2021 Systems and Information Engineering Design Symposium (SIEDS) | 2021
Supervised Machine Learning and Deep Learning Classification Techniques to Identify Scholarly and Research Content
Abstract
The Internet Archive (IA), one of the largest open-access digital libraries, offers 28 million books and texts as part of its effort to provide an open, comprehensive digital library. As it organizes its archive to support increased accessibility of scholarly content to support research, it confronts both a need to efficiently identify and organize academic documents and to ensure an inclusive corpus of scholarly work that reflects a long tail distribution, ranging from high-visibility, frequently-accessed documents to documents with low visibility and usage. At the same time, it is important to ensure that artifacts labeled as research meet widely-accepted criteria and standards of rigor for research or academic work to maintain the credibility of that collection as a legitimate repository for scholarship.
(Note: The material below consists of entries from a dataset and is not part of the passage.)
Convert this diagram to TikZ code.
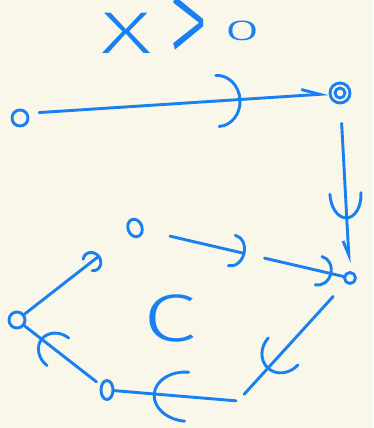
\documentclass[tikz,border=0pt]{standalone}
\usepackage{fontspec}
\setsansfont{Fira Sans}[UprightFont=* Light]
\usepackage{tikz}
\usetikzlibrary{arrows.meta, decorations.markings, shapes.geometric}
\definecolor{inkblue}{RGB}{24,128,240}
\definecolor{paper}{RGB}{249,246,234}
\tikzset{
  ink/.style={draw=inkblue, line width=2.9pt, line cap=round, line join=round},
  dotnode/.style={circle, ink, inner sep=0pt, minimum size=#1},
  ovalnode/.style 2 args={ellipse, ink, inner sep=0pt, minimum width=#1, minimum height=#2},
  head/.style n args={3}{postaction={decorate, decoration={markings,
      mark=at position #1 with {\arrow{Arc Barb[round, length=#3, width=#2]}}}}},
}

\begin{document}
\begin{tikzpicture}[x=1pt, y=-1pt]
  % paper
  \fill[paper] (0,0) rectangle (373,428);
  \useasboundingbox (0,0) rectangle (373,428);
  % title
  \node[inkblue, inner sep=0pt, anchor=base, font=\sffamily\fontsize{56}{56}\selectfont] (title) at (181,53)
    {\scalebox{1.74}[1.05]{X}\hspace{16pt}\raisebox{-16pt}{\scalebox{1.45}[2.43]{>}}\hspace{16pt}\raisebox{13pt}{\scalebox{2.7}[1.2]{\fontsize{24}{24}\selectfont 0}}};
  % points
  \node[dotnode=16pt] (pA) at (20,118) {};
  \node[dotnode=20pt] (pB) at (340,93) {};
  \draw[ink] (pB) circle (5pt);
  \node[dotnode=11pt] (pR) at (350,278) {};
  \node[ovalnode={14pt}{18pt}, rotate=20] (pT) at (135,228) {};
  \node[dotnode=16pt] (pL) at (17,320) {};
  \node[ovalnode={12pt}{19pt}] (pD) at (107,390) {};
  \coordinate (kink) at (238,401);
  % path from pA
  \draw[ink, shorten <=11pt, head={0.71}{54pt}{24pt},
    -{Straight Barb[left, length=18pt, width=12pt]}] (pA.30) -- (pB);
  \draw[ink, shorten <=19pt, shorten >=8pt, head={0.69}{34pt}{26pt},
    -{Straight Barb[right, length=14pt, width=10pt]}] (pB) -- (pR);
  % the loop C
  \draw[ink, shorten <=27pt, dash pattern=on 75pt off 22pt on 400pt,
    head={0.51}{34pt}{14pt}, head={0.945}{32pt}{14pt}] (pT) -- (pR);
  \draw[ink, shorten <=18pt, shorten >=9pt, head={0.73}{43pt}{24pt}] (pR) -- (kink);
  \draw[ink, shorten <=2pt, head={0.69}{52pt}{34pt}] (kink) -- (pD);
  \draw[ink, shorten <=5pt, head={0.79}{38pt}{22pt}] (pD) -- (pL);
  \draw[ink, shorten >=36pt, -{Arc Barb[round, arc=260, length=10pt, width=22pt]}] (pL) -- (pT);
  \node[inkblue, font=\sffamily\fontsize{64}{64}\selectfont] (cyc) at (170,318)
    {\scalebox{1.5}[1.05]{C}};
\end{tikzpicture}
\end{document}
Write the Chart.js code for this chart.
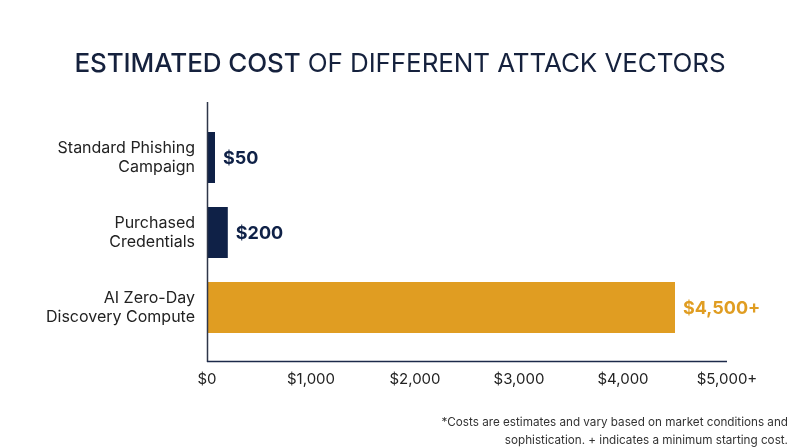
<!DOCTYPE html>
<html>
<head>
<meta charset="utf-8">
<script src="https://cdn.jsdelivr.net/npm/chart.js@4.4.1/dist/chart.umd.min.js"></script>
<style>
  html, body { margin:0; padding:0; background:#fff; }
  #wrap { position:relative; width:800px; height:447px; }
  #title { position:absolute; left:0; top:47px; width:800px; text-align:center;
    font-family:Inter, "Noto Sans", sans-serif; font-size:26px; color:#15213d; letter-spacing:-0.1px; white-space:nowrap; }
  #title b { font-weight:500; }
  #title span { font-weight:400; }
  #note { position:absolute; right:12px; top:413px; text-align:right;
    font-family:Inter, "Noto Sans", sans-serif; font-size:11.7px; line-height:18px; color:#333; }
  canvas { position:absolute; left:0; top:0; }
</style>
</head>
<body>
<div id="wrap">
  <canvas id="c" width="800" height="447"></canvas>
  <div id="title"><b>ESTIMATED COST</b> <span>OF DIFFERENT ATTACK VECTORS</span></div>
  <div id="note">*Costs are estimates and vary based on market conditions and<br>sophistication. + indicates a minimum starting cost.</div>
</div>
<script>
const categories = [
  ['Standard Phishing', 'Campaign'],
  ['Purchased', 'Credentials'],
  ['AI Zero-Day', 'Discovery Compute']
];
const costs = [50, 200, 4500];
const valueLabels = ['$50', '$200', '$4,500+'];
const barColors = ['#0f2147', '#0f2147', '#e09d22'];
const labelColors = ['#0f2147', '#0f2147', '#e09d22'];
const xTickValues = [0, 1000, 2000, 3000, 4000, 5000];
const xTickLabels = ['$0', '$1,000', '$2,000', '$3,000', '$4,000', '$5,000+'];

const FONT = 'Inter, "Noto Sans", sans-serif';

const valueLabelPlugin = {
  id: 'valueLabels',
  afterDatasetsDraw(chart) {
    const ctx = chart.ctx;
    const meta = chart.getDatasetMeta(0);
    ctx.save();
    ctx.font = '700 18px ' + FONT;
    ctx.textBaseline = 'middle';
    ctx.textAlign = 'left';
    meta.data.forEach((bar, i) => {
      ctx.fillStyle = labelColors[i];
      ctx.fillText(valueLabels[i], bar.x + 8, bar.y + 1);
    });
    ctx.restore();
  }
};

const axisLinePlugin = {
  id: 'axisLines',
  afterDraw(chart) {
    const ctx = chart.ctx;
    const a = chart.chartArea;
    const x0 = chart.scales.x.getPixelForValue(0);
    ctx.save();
    ctx.strokeStyle = '#2e3649';
    ctx.lineWidth = 1.5;
    ctx.beginPath();
    ctx.moveTo(x0 + 0.5, a.top - 18);
    ctx.lineTo(x0 + 0.5, a.bottom + 17);
    ctx.stroke();
    ctx.strokeStyle = '#1c2a4a';
    ctx.beginPath();
    ctx.moveTo(x0, a.bottom + 16.5);
    ctx.lineTo(a.right, a.bottom + 16.5);
    ctx.stroke();
    ctx.restore();
  }
};

new Chart(document.getElementById('c'), {
  type: 'bar',
  data: {
    labels: categories,
    datasets: [{
      data: costs,
      backgroundColor: barColors,
      borderWidth: 0,
      barPercentage: 0.68,
      categoryPercentage: 1.0,
      minBarLength: 8
    }]
  },
  options: {
    indexAxis: 'y',
    responsive: false,
    animation: false,
    devicePixelRatio: 1,
    layout: { padding: { top: 120, right: 73, bottom: 0, left: 0 } },
    plugins: { legend: { display: false }, tooltip: { enabled: false } },
    scales: {
      x: {
        type: 'linear',
        min: 0,
        max: 5000,
        afterFit(s) { s.height = 102; },
        afterBuildTicks(s) { s.ticks = xTickValues.map(v => ({ value: v })); },
        grid: { display: false, drawTicks: false },
        border: { display: false },
        ticks: {
          padding: 25,
          color: '#222',
          font: { family: FONT, size: 15 },
          maxRotation: 0,
          autoSkip: false,
          callback: (v, i) => xTickLabels[i]
        }
      },
      y: {
        afterFit(s) { s.width = 207; },
        grid: { display: false, drawTicks: false },
        border: { display: false },
        ticks: {
          padding: 12,
          color: '#222',
          font: { family: FONT, size: 16, lineHeight: 1.2 }
        }
      }
    }
  },
  plugins: [valueLabelPlugin, axisLinePlugin]
});
</script>
</body>
</html>
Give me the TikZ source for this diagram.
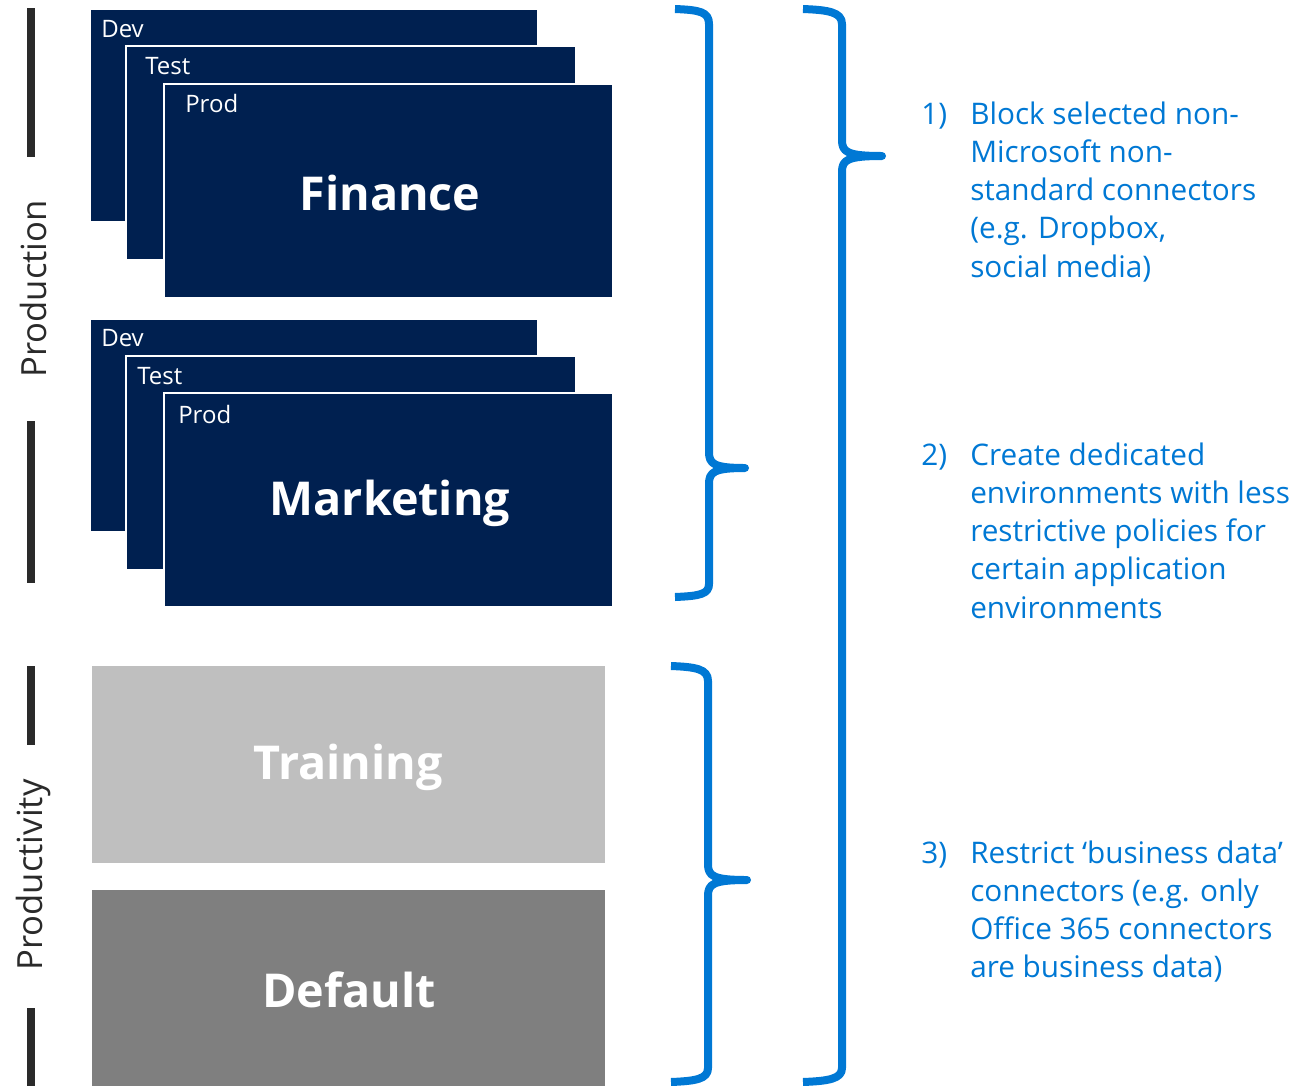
\documentclass[tikz,border=0pt]{standalone}
\usepackage{fontspec}
\setmainfont{Open Sans}
\usetikzlibrary{fit}
\definecolor{navy}{RGB}{0,32,80}
\definecolor{msblue}{RGB}{0,120,212}
\definecolor{lgray}{RGB}{191,191,191}
\definecolor{dgray}{RGB}{127,127,127}
\definecolor{barc}{RGB}{42,42,42}
\tikzset{
  envbox/.style={fill=navy, draw=white, line width=1.2pt, inner sep=0pt},
  plainbox/.style={inner sep=0pt, draw=none},
  sublabel/.style={text=white, font=\fontsize{18}{22}\selectfont, anchor=base west, inner sep=0pt},
  bigtitle/.style={text=white, font=\fontsize{35}{42}\selectfont\bfseries, inner sep=0pt},
  sidebar/.style={draw=barc, line width=6pt},
  sidelabel/.style={rotate=90, text=barc, font=\fontsize{26}{30}\selectfont, inner sep=0pt},
  bracepath/.style={draw=msblue, line width=6pt, line join=round},
  itemnum/.style={text=msblue, font=\fontsize{22.3}{28.7}\selectfont, anchor=north west, inner sep=0pt},
  itemtext/.style={text=msblue, font=\fontsize{22.3}{28.7}\selectfont, anchor=north west, inner sep=0pt, align=left},
}
\begin{document}
\begin{tikzpicture}[x=0.75pt,y=-0.75pt]
\useasboundingbox (0,0) rectangle (1297,1086);

% side bars and labels
\coordinate (b1t) at (31,8);   \coordinate (b1b) at (31,157);
\coordinate (b2t) at (31,421); \coordinate (b2b) at (31,583);
\coordinate (b3t) at (31,666); \coordinate (b3b) at (31,745);
\coordinate (b4t) at (31,1008); \coordinate (b4b) at (31,1086);
\draw[sidebar] (b1t) -- (b1b);
\draw[sidebar] (b2t) -- (b2b);
\draw[sidebar] (b3t) -- (b3b);
\draw[sidebar] (b4t) -- (b4b);
\node[sidelabel] (prodlabel) at (33,289) {Production};
\node[sidelabel] (productlabel) at (33,875) {Productivity};

% Finance stack
\node[envbox, fit={(90,9)(538,222)}] (fdev) {};
\node[envbox, fit={(126,46)(576,260)}] (ftest) {};
\node[envbox, fit={(164,84)(613,298)}] (fprod) {};
\node[sublabel] (fdevl) at (101,37) {Dev};
\node[sublabel] (ftestl) at (145,74) {Test};
\node[sublabel] (fprodl) at (185,112) {Prod};
\node[bigtitle] (finance) at (390,193) {Finance};

% Marketing stack
\node[envbox, fit={(90,319)(538,532)}] (mdev) {};
\node[envbox, fit={(126,356)(576,570)}] (mtest) {};
\node[envbox, fit={(164,393)(613,607)}] (mprod) {};
\node[sublabel] (mdevl) at (101,346) {Dev};
\node[sublabel] (mtestl) at (137,384) {Test};
\node[sublabel] (mprodl) at (178,423) {Prod};
\node[bigtitle] (marketing) at (390,503) {Marketing};

% Training / Default
\node[plainbox, fill=lgray, fit={(92,666)(605,863)}] (training) {};
\node[bigtitle] (trainingl) at (348,767) {Training};
\node[plainbox, fill=dgray, fit={(92,890)(605,1086)}] (default) {};
\node[bigtitle] (defaultl) at (349,990) {Default};

% braces
\draw[bracepath] (675,9) .. controls (700,10) and (709,12) .. (709,24) -- (709,452)
  .. controls (709,464) and (714,468) .. (745,468)
  .. controls (714,468) and (709,472) .. (709,484) -- (709,584)
  .. controls (709,594) and (700,596) .. (675,597);
\draw[bracepath] (803,9) .. controls (828,10) and (842,12) .. (842,24) -- (842,140)
  .. controls (842,152) and (847,156) .. (882,156)
  .. controls (847,156) and (842,160) .. (842,172) -- (842,1068)
  .. controls (842,1079) and (828,1081) .. (803,1082);
\draw[bracepath] (671,666) .. controls (696,667) and (708,669) .. (708,681) -- (708,864)
  .. controls (708,876) and (713,880) .. (747,880)
  .. controls (713,880) and (708,884) .. (708,896) -- (708,1068)
  .. controls (708,1079) and (696,1081) .. (671,1082);

% items
\node[itemnum] (n1) at (921,97) {\strut 1)};
\node[itemtext] (t1) at (970,97) {\strut Block selected non-\\Microsoft non-\\standard connectors\\(e.g. Dropbox,\\social media)};
\node[itemnum] (n2) at (921,438) {\strut 2)};
\node[itemtext] (t2) at (970,438) {\strut Create dedicated\\environments with less\\restrictive policies for\\certain application\\environments};
\node[itemnum] (n3) at (921,836) {\strut 3)};
\node[itemtext] (t3) at (970,836) {\strut Restrict ‘business data’\\connectors (e.g. only\\Office 365 connectors\\are business data)};
\end{tikzpicture}
\end{document}
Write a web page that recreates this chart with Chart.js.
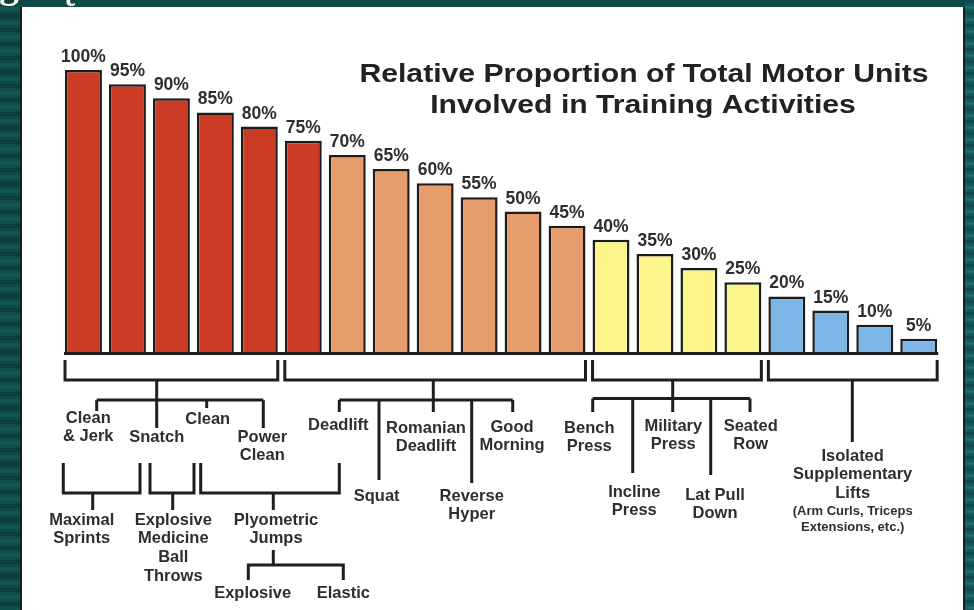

Our project identifies effective supervised machine learning and deep learning classification techniques to quickly and correctly identify research products, while also ensuring inclusivity along the entire long-tail spectrum. Using data extraction and feature engineering techniques, we identify lexical and structural features such as number of pages, size, and keywords that indicate structure and content that conforms to research product criteria. We compare performance among machine learning classification algorithms and identify an efficient set of visual and linguistic features for accurate identification, and then use image classification for more challenging cases, particularly for papers written in non-Romance languages. We use a large dataset of PDF files from the Internet Archive, but our research offers broader implications for library science and information retrieval. We hypothesize that key lexical markers and visual document dimensions, extracted through PDF parsing and feature engineering as part of data processing, can be efficiently extracted from a corpus of documents and combined effectively for a high level of accurate classification.